Description
From #54533 (comment) (and relevant for new String dtype #54792)
In general the pyarrow backed string dtype is meant to behave the same as the existing object-dtype or non-pyarrow backed StringDtype, so users in generally should have a smooth way of upgrading. In general most string compute functions in pyarrow have similar behaviour, or we still have a few places where we fall back to the original object-based methods.
One specific method that currently has a different behaviour is str.center
:
>>> pd.Series(["a", "bb", "cccc"], dtype="object").str.center(5, fillchar="X")
0 XXaXX
1 XXbbX
2 Xcccc
dtype: object
>>> pd.Series(["a", "bb", "cccc"], dtype="string[python]").str.center(5, fillchar="X")
0 XXaXX
1 XXbbX
2 Xcccc
dtype: string
>>> pd.Series(["a", "bb", "cccc"], dtype="string[pyarrow]").str.center(5, fillchar="X")
0 XXaXX
1 XXbbX
2 Xcccc
dtype: string
>>> pd.Series(["a", "bb", "cccc"], dtype="string[pyarrow_numpy]").str.center(5, fillchar="X")
0 XXaXX
1 XbbXX # <-- aligned left instead of right
2 ccccX # <-- aligned left instead of right
dtype: string
The first three dtypes all give the same result, but for the last one using StringDtype(storage="pyarrow_numpy")

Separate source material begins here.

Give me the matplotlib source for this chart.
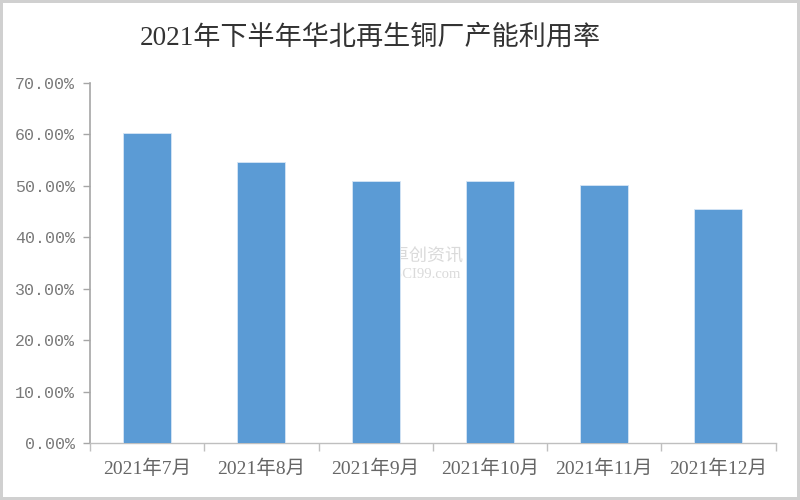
import matplotlib
matplotlib.use("Agg")
import matplotlib.pyplot as plt
from matplotlib.ticker import FixedLocator, FuncFormatter

categories = ["2021年7月", "2021年8月", "2021年9月", "2021年10月", "2021年11月", "2021年12月"]
values = [60.3, 54.7, 51.0, 51.0, 50.2, 45.5]
title = "2021年下半年华北再生铜厂产能利用率"

fam = ["Liberation Serif", "Noto Sans CJK SC", "DejaVu Sans"]
plt.rcParams["font.family"] = fam

fig = plt.figure(figsize=(8, 5), dpi=100)
fig.patch.set_facecolor("white")
fig.patch.set_edgecolor("#D0D0D0")
fig.patch.set_linewidth(3)

ax = fig.add_axes([0.1125, 0.114, 0.857, 0.72])
x = list(range(len(categories)))
ax.bar(x, values, width=0.42, color="#5B9BD5", edgecolor="#D6E6F5", linewidth=0.6, zorder=3)

ax.text(2.45, 36.5, "卓创资讯", ha="center", va="center", fontsize=13, color="#DADADA",
        family=["Noto Sans CJK SC"], zorder=1)
ax.text(2.45, 32.8, "SCI99.com", ha="center", va="center", fontsize=10.5, color="#DADADA",
        family=["Liberation Serif"], zorder=1)

ax.set_xlim(-0.5, len(categories) - 0.5)
ax.set_ylim(0, 70)
ax.set_yticks([0, 10, 20, 30, 40, 50, 60, 70])
ax.yaxis.set_major_formatter(FuncFormatter(lambda v, p: f"{v:.2f}%"))
for lab in ax.get_yticklabels():
    lab.set_family(["Liberation Mono"])

ax.set_xticks(x)
ax.set_xticklabels(categories)
ax.xaxis.set_minor_locator(FixedLocator([i - 0.5 for i in range(len(categories) + 1)]))
ax.tick_params(axis="x", which="major", length=0, pad=12, labelsize=14, labelcolor="#666666")
ax.tick_params(axis="x", which="minor", length=6, color="#BFBFBF", width=1)
ax.tick_params(axis="y", which="major", length=5, color="#A6A6A6", width=1, pad=6,
               labelsize=12, labelcolor="#7A7A7A")
for lab in ax.get_yticklabels():
    lab.set_family(["Liberation Mono"])

for s in ["top", "right"]:
    ax.spines[s].set_visible(False)
ax.spines["left"].set_color("#A6A6A6")
ax.spines["left"].set_linewidth(1.2)
ax.spines["bottom"].set_color("#BFBFBF")
ax.spines["bottom"].set_linewidth(1)

fig.text(0.4625, 0.924, title, ha="center", va="center", fontsize=19.5, color="#333333",
         family=["Liberation Serif", "Noto Sans CJK SC"])

fig.savefig("out.png", dpi=100, facecolor=fig.get_facecolor(), edgecolor=fig.get_edgecolor())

, the strings are "aligned" to the left instead of right in case an uneven fill chars have to be used.
This is a behaviour we inherited from the Python str
center method, but the pyarrow pyarrow.compute.ascii_center
function apparently made the opposite choice (I don't think was necessarily an intentional choice to deviate from this; there was no discussion about this on the PR (apache/arrow#10586), which did add the comment "If odd number of spaces, put the extra space on the left" to the relevant place in the code that handles this).
This is a potentially breaking change for users, so to start with should decide if we want to keep the current behaviour or not for the future string dtype. On the short term, we can fall back to the python string objects method (like we do for the other string dtypes). But we can also ask pyarrow to add a keyword to control this aspect of the compute function (that should be an easy change), so that in the future we can again use the faster pyarrow function.